■ Recorded information
Begin

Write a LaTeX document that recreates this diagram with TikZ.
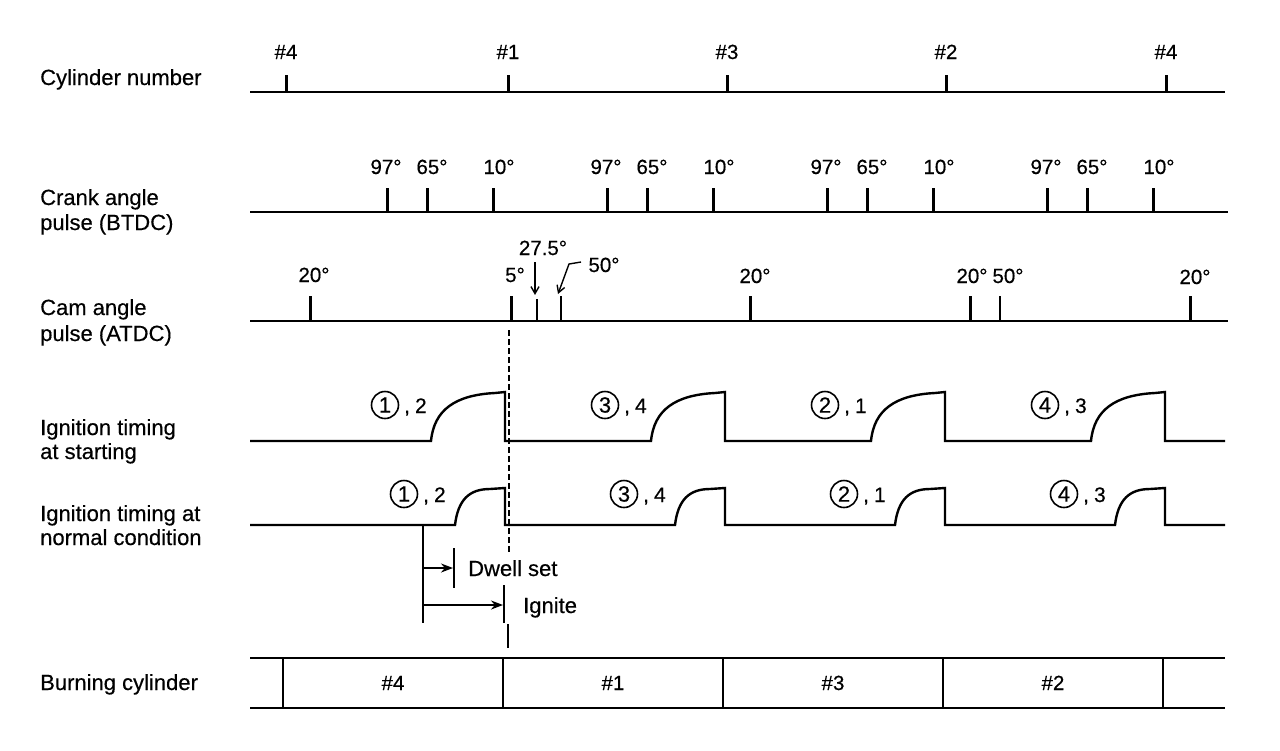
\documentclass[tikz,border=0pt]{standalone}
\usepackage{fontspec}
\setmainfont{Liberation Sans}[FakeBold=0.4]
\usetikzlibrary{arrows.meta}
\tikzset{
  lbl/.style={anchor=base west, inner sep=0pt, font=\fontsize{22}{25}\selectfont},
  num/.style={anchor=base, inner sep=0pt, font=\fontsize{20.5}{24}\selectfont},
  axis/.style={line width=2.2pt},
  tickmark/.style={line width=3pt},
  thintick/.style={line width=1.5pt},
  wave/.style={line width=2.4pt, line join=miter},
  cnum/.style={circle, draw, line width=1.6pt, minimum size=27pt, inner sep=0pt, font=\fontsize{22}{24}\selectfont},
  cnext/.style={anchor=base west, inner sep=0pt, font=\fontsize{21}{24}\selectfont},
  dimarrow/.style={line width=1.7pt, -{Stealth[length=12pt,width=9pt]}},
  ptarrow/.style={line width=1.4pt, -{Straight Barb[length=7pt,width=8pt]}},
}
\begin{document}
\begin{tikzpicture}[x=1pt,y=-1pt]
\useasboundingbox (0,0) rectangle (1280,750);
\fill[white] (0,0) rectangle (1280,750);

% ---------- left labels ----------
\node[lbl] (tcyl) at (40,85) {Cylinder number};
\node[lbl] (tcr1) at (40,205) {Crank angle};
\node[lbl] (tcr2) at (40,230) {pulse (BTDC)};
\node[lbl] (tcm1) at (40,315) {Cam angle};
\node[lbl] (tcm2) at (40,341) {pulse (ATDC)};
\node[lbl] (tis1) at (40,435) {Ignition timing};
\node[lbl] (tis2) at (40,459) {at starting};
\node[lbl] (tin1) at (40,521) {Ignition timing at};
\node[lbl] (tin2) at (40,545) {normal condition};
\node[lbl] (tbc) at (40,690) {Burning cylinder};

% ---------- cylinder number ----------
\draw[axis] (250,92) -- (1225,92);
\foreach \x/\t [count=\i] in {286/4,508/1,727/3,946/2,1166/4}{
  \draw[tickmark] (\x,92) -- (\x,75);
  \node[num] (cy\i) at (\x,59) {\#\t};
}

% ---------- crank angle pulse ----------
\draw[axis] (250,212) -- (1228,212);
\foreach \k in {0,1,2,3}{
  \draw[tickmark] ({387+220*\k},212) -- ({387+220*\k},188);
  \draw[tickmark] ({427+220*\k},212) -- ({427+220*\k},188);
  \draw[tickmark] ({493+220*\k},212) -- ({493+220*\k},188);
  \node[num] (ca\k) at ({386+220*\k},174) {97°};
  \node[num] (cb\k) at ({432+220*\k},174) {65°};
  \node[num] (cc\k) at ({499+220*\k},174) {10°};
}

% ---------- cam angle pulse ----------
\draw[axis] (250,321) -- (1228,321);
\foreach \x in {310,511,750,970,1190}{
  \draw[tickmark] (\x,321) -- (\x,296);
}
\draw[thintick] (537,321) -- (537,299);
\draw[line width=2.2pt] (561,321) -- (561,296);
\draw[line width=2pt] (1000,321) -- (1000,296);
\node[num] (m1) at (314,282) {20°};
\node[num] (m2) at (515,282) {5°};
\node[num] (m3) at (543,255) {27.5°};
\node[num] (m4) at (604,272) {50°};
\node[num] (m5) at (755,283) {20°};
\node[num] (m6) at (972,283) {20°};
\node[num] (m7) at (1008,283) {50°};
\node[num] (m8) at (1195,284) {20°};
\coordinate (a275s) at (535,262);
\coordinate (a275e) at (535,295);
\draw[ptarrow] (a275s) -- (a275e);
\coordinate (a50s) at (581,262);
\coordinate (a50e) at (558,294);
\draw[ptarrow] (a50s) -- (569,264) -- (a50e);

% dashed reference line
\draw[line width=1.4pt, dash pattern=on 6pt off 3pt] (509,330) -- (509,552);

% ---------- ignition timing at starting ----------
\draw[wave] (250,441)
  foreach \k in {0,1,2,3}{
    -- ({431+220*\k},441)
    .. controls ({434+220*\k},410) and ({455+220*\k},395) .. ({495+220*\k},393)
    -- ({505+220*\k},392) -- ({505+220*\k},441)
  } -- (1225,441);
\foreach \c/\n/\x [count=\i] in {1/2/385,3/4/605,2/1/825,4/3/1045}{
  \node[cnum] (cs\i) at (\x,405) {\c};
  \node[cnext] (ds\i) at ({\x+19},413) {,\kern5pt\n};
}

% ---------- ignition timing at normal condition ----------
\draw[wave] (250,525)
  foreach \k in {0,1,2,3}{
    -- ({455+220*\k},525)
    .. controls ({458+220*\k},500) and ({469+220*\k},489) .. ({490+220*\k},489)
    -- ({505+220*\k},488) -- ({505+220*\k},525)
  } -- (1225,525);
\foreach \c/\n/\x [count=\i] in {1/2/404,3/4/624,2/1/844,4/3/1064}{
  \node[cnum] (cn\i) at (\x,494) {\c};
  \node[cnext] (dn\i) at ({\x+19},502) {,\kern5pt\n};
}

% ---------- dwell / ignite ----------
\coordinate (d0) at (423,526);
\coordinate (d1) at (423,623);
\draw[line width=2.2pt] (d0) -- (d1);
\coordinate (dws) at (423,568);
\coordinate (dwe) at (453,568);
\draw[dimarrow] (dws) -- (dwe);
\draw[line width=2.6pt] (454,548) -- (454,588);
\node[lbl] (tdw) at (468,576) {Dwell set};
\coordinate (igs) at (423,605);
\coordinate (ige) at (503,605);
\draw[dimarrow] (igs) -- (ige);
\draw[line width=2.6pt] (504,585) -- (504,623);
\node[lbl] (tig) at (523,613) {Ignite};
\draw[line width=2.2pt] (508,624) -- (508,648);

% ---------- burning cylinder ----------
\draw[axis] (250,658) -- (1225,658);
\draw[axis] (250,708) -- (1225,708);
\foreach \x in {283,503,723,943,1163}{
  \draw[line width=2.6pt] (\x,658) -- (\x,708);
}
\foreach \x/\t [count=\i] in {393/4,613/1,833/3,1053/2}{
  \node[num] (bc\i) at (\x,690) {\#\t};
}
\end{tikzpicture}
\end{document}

End

■ What is asked
Leave the pictures out and please restate exactly the lines running from the start of the material through the one with "(tbc) at (40,690)".

■ Exercise result
Write a LaTeX document that recreates this diagram with TikZ.
\documentclass[tikz,border=0pt]{standalone}
\usepackage{fontspec}
\setmainfont{Liberation Sans}[FakeBold=0.4]
\usetikzlibrary{arrows.meta}
\tikzset{
  lbl/.style={anchor=base west, inner sep=0pt, font=\fontsize{22}{25}\selectfont},
  num/.style={anchor=base, inner sep=0pt, font=\fontsize{20.5}{24}\selectfont},
  axis/.style={line width=2.2pt},
  tickmark/.style={line width=3pt},
  thintick/.style={line width=1.5pt},
  wave/.style={line width=2.4pt, line join=miter},
  cnum/.style={circle, draw, line width=1.6pt, minimum size=27pt, inner sep=0pt, font=\fontsize{22}{24}\selectfont},
  cnext/.style={anchor=base west, inner sep=0pt, font=\fontsize{21}{24}\selectfont},
  dimarrow/.style={line width=1.7pt, -{Stealth[length=12pt,width=9pt]}},
  ptarrow/.style={line width=1.4pt, -{Straight Barb[length=7pt,width=8pt]}},
}
\begin{document}
\begin{tikzpicture}[x=1pt,y=-1pt]
\useasboundingbox (0,0) rectangle (1280,750);
\fill[white] (0,0) rectangle (1280,750);

% ---------- left labels ----------
\node[lbl] (tcyl) at (40,85) {Cylinder number};
\node[lbl] (tcr1) at (40,205) {Crank angle};
\node[lbl] (tcr2) at (40,230) {pulse (BTDC)};
\node[lbl] (tcm1) at (40,315) {Cam angle};
\node[lbl] (tcm2) at (40,341) {pulse (ATDC)};
\node[lbl] (tis1) at (40,435) {Ignition timing};
\node[lbl] (tis2) at (40,459) {at starting};
\node[lbl] (tin1) at (40,521) {Ignition timing at};
\node[lbl] (tin2) at (40,545) {normal condition};
\node[lbl] (tbc) at (40,690) {Burning cylinder};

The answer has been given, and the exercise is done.